◆ Requirement
Show every line below where "this" can be found.

◆ Working data
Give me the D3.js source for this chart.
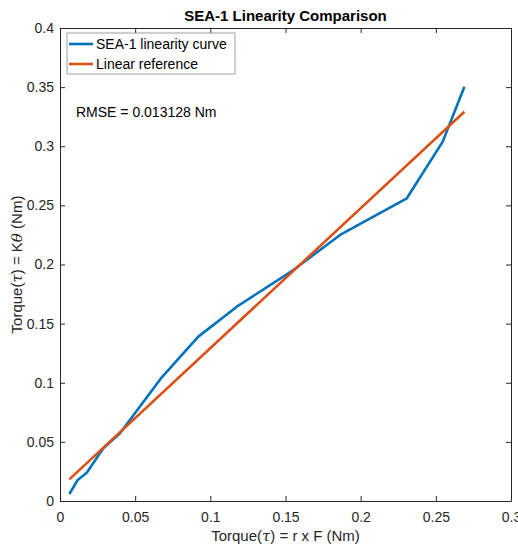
---
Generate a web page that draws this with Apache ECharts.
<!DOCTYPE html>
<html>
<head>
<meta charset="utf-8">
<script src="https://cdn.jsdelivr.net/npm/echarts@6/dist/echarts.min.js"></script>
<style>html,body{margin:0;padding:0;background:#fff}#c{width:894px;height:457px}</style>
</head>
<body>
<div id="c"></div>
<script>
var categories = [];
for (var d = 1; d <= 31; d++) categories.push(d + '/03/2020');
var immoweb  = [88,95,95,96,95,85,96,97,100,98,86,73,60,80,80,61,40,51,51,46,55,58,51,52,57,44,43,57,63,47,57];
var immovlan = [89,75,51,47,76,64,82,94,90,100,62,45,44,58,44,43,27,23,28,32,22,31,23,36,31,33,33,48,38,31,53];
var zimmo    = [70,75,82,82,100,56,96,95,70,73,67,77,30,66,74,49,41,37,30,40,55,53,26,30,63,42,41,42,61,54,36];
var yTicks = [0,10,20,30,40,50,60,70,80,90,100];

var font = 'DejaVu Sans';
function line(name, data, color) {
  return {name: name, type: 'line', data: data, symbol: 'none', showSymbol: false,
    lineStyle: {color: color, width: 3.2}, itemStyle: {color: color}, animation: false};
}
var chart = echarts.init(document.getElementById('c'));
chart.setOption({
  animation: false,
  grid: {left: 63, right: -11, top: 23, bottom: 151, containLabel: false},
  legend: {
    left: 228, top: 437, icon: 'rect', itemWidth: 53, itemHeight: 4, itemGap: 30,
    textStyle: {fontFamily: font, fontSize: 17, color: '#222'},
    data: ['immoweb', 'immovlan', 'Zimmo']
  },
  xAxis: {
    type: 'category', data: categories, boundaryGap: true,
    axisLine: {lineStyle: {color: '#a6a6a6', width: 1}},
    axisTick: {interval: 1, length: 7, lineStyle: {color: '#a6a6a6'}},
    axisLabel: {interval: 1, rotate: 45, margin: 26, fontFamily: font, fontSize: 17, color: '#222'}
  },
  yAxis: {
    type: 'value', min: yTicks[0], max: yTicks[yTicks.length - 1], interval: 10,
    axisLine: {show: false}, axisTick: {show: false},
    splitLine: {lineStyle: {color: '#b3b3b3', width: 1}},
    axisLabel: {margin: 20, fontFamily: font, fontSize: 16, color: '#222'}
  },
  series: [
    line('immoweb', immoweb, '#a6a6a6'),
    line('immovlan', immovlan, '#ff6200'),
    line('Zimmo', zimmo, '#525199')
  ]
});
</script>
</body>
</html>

◆ Result below
Give me the D3.js source for this chart.
Generate a web page that draws this with Apache ECharts.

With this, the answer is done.